Também Amílcar Moreira, investigador do Instituto de Ciências Sociais – Universidade de Lisboa, lembra que ainda há uns anos não havia um sistema de cuidados paliativos do Estado, como agora existe mas que chega a uma pequena minoria de quem deles necessita. E defende que bastaria olhar para os cuidados continuados aos idosos – como lares, apoios domiciliários, centros de dia – e o desafio já seria imenso. Para este académico que se doutorou em Política Social, no Reino Unido, o Modelo Integrado de Cuidados aos Idosos é “o grande desafio”.

Muita da oferta que existe em Portugal – os lares, por exemplo – é oferta privada, e nem toda regulada pela Segurança Social. “Assim, as famílias não conseguem controlar ou verificar o nível e a qualidade dos cuidados que são dados em lares privados e não reconhecidos pela Segurança Social. Isso cria aqui um problema muito grande de como controlamos a situação da saúde dessas pessoas – o seu estado mental e físico e psicológico”, diz Amílcar Moreira que salienta a urgência da revisão do estatuto do cuidador.

A criação do estatuto do cuidador é também, para a professora auxiliar e investigadora da Universidade Lusófona Sónia Vladimira Correia “uma medida imprescindível no apoio às famílias no que concerne aos cuidados aos idosos”, e nela teria de estar “contemplada protecção legal e laboral dos que cuidam de idosos dependentes, como por exemplo os doentes de Alzheimer”.

A Alzheimer Portugal, que quer ver criado um Plano Nacional para as Demências (e que estas sejam uma prioridade de saúde pública), organizou na passada quinta-feira um concerto solidário, em Lisboa, e todos os fundos angariados já reverteram para a associação, anunciou a própria em comunicado. Será este o futuro? Criar fundos através de iniciativas solidárias?

Também. Mas não só, da mesma forma que não se pode passar já à fase de adaptar modelos de outros países em Portugal, onde “a maioria das pessoas tem um rendimento muito baixo”, diz a socióloga e demógrafa Maria Filomena Mendes.

“Ser um membro activo na sua comunidade, participar (…) em acções ou campanhas de solidariedade social, fazer parte de movimentos de cidadãos de solidariedade social ou que dinamizam um conjunto de actividades recreativas e de lazer junto da população” são, entre muitas outras, “formas legítimas" de ajudar na melhoria da vida das pessoas”, diz Sónia Vladimira Correia.

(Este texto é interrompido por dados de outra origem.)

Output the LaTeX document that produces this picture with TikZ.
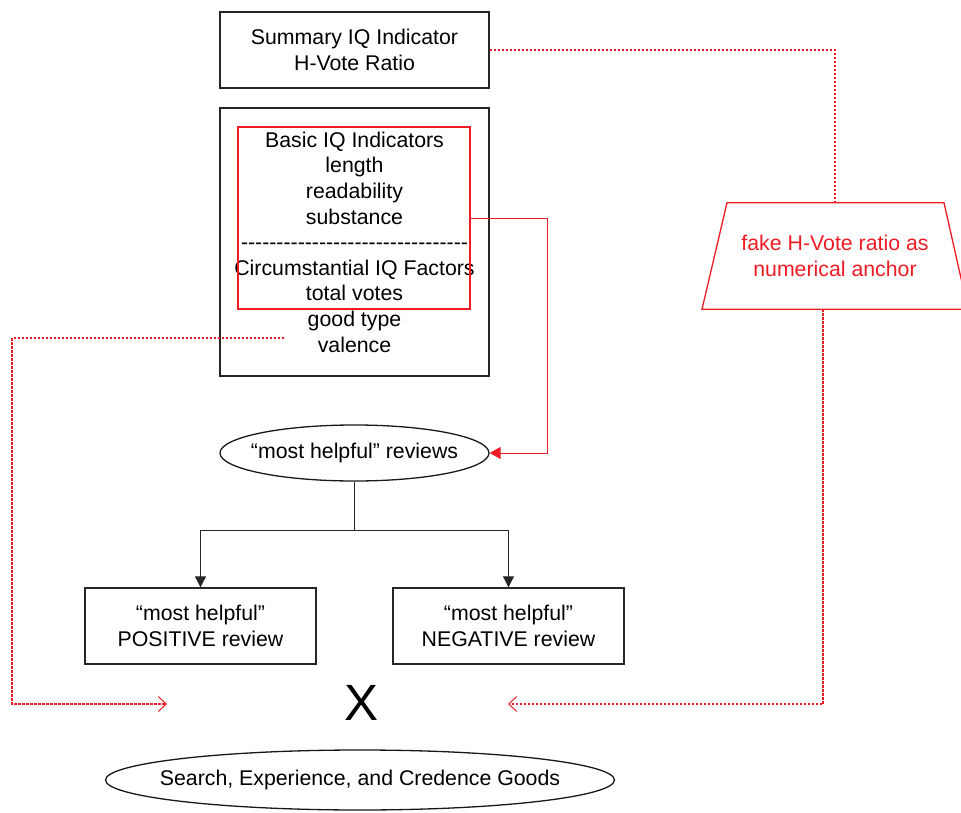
\documentclass[tikz,border=0pt]{standalone}
\usepackage{fontspec}
\setmainfont{Liberation Sans}[Ligatures=TeXOff]
\usetikzlibrary{arrows.meta,shapes.geometric}
\definecolor{flowred}{HTML}{ED1C24}
\tikzset{
  txt/.style={font=\fontsize{21.3}{25.6}\selectfont},
  box/.style={draw=black!85, line width=1.4pt, inner sep=0pt, align=center, txt},
  oval/.style={ellipse, draw=black!90, line width=1.3pt, inner sep=0pt},
  link/.style={draw=black!85, line width=1pt, -{Triangle[length=11pt,width=11pt]}},
  redlink/.style={draw=flowred, line width=0.9pt, -{Triangle[length=11pt,width=12pt]}},
  anchorlink/.style={draw=flowred, line width=1.6pt, dash pattern=on 2.5pt off 1.5pt,
    -{Straight Barb[length=8pt,width=15pt,line width=1pt]}},
  anchorline/.style={draw=flowred, line width=1.6pt, dash pattern=on 2.5pt off 1.5pt},
}
\begin{document}
\begin{tikzpicture}[x=1pt,y=-1pt]
\useasboundingbox (0,0) rectangle (961,813);

% indicator boxes
\node[box, minimum width=269pt, minimum height=76pt] (sum) at (354.5,50)
  {Summary IQ Indicator\\H-Vote Ratio};
\node[box, minimum width=269pt, minimum height=268pt] (iq) at (354.5,242)
  {Basic IQ Indicators\\length\\readability\\substance\\
   --------------------------------\\Circumstantial IQ Factors\\total votes\\good type\\valence};
\node[draw=flowred, line width=2.8pt, minimum width=232pt, minimum height=182pt,
  inner sep=0pt] (basic) at (354,218) {};

% anchor manipulation: text node framed by a trapezoid
\node[minimum height=106pt, inner sep=0pt, align=center, text=flowred, txt]
  (fake) at (835,256) {fake H-Vote ratio as\\numerical anchor};
\draw[flowred, line width=1.3pt, line join=miter]
  ([xshift=-108pt]fake.north) -- ([xshift=109pt]fake.north)
  -- ([xshift=133pt]fake.south) -- ([xshift=-133pt]fake.south) -- cycle;

% reviews
\node[oval, minimum width=269pt, minimum height=56pt,
  label={[txt]center:“most helpful” reviews}] (mh) at (354.5,453) {};
\node[box, minimum width=231pt, minimum height=76pt] (pos) at (200.5,626)
  {“most helpful”\\POSITIVE review};
\node[box, minimum width=231pt, minimum height=76pt] (neg) at (508.5,626)
  {“most helpful”\\NEGATIVE review};

\node[inner sep=0pt, font=\fontsize{51}{51}\selectfont] (x) at (362,703) {X};

\node[oval, minimum width=509pt, minimum height=60pt,
  label={[txt]center:Search, Experience, and Credence Goods}] (goods) at (360,780) {};

% connector points
\coordinate (split) at (354.5,530);
\coordinate (rturn) at (547,218);
\coordinate (lstart) at (284,338);
\coordinate (lcorner) at (12,704);
\coordinate (lend) at (167,704);
\coordinate (fbot) at (823,309);
\coordinate (rcorner) at (823,704);
\coordinate (rend) at (508,704);

% connectors
\draw[line width=1pt, draw=black!85] (mh.south) -- (split);
\draw[link] (split) -| (pos.north);
\draw[link] (split) -| (neg.north);
\draw[redlink] (basic.east) -- (rturn) |- (mh.east);
\draw[anchorline] (sum.east) -| (fake.north);
\draw[anchorlink] (lstart) -| (lcorner) -- (lend);
\draw[anchorlink] (fbot) -- (rcorner) -- (rend);
\end{tikzpicture}
\end{document}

Além das acções, muito vai continuar a depender dos recursos e também aqui a lista é longa. “Os apoios nos cuidados aos idosos estarão associados às prestações financeiras de apoio ao cuidado de idosos, ao incremento do número de pessoal especializado em serviços de cuidados e apoio na área da gerontologia, ao aumento da rede de serviços de apoio domiciliário, de centros de dia e de lares para idosos”, explica a professora. E como “a parentalidade representa um encargo financeiro relevante para os pais – de 78,4%”, o futuro passa, entre outras coisas, “por  ampliar as formas já existentes de apoio aos pais nos cuidados aos filhos”.

Respostas em rede

Da mesma forma que em tempos se discutiu a idade da escolaridade obrigatória, Sónia Vladimira Correia aponta hoje como necessidade alargar a cobertura do pré-escolar para as crianças com menos de cinco anos.” A investigadora diz que “muito ainda pode ser feito nesta área uma vez que apenas 52,9% das crianças estavam inscritas em jardins de infância ou estabelecimentos de educação e ensino públicos” de acordo com dados oficiais para o ano lectivo 2015/16.  

A habitação e o rendimento vão ser sempre uma parte importante do debate, diz por seu lado Maria Filomena Mendes. Mas ao rendimento, juntam-se outros valores como o tempo e a disponibilidade, como a concertação dos apoios. Ou seja: de que serve para os pais ter uma escola boa para os filhos mas distante sem apoios de transportes? De que servem manuais escolares gratuitos se apenas chegam a alguns e tudo o resto é pago? De que serve um cheque-nascimento quando a família decide ter mais um filho se as despesas com a saúde e a educação são as que mais a preocupam?

Todas essas iniciativas ajudam, diz Filomena Mendes. Porém, no futuro e cada vez mais, o que pode fazer a diferença é uma resposta integrada às necessidades das famílias. Os apoios podem estender-se à oferta de creches e escolas, a mais baixo custo, com horários flexíveis, à oferta de redes de transporte, de manuais escolares e muitos outros apoios que já estão a ser dados. Mas não esquecer de colocar o foco no rendimento e na qualidade do emprego dos pais, e na saúde e na educação dos filhos. Na longa lista de necessidades, o desafio será igualmente adaptar a cada local e a cada família aqueles apoios que são os mais necessários, diz Maria Filomena Mendes. Por outras palavras: dar o salto, mesmo se as famílias ainda estão muito necessitadas do essencial.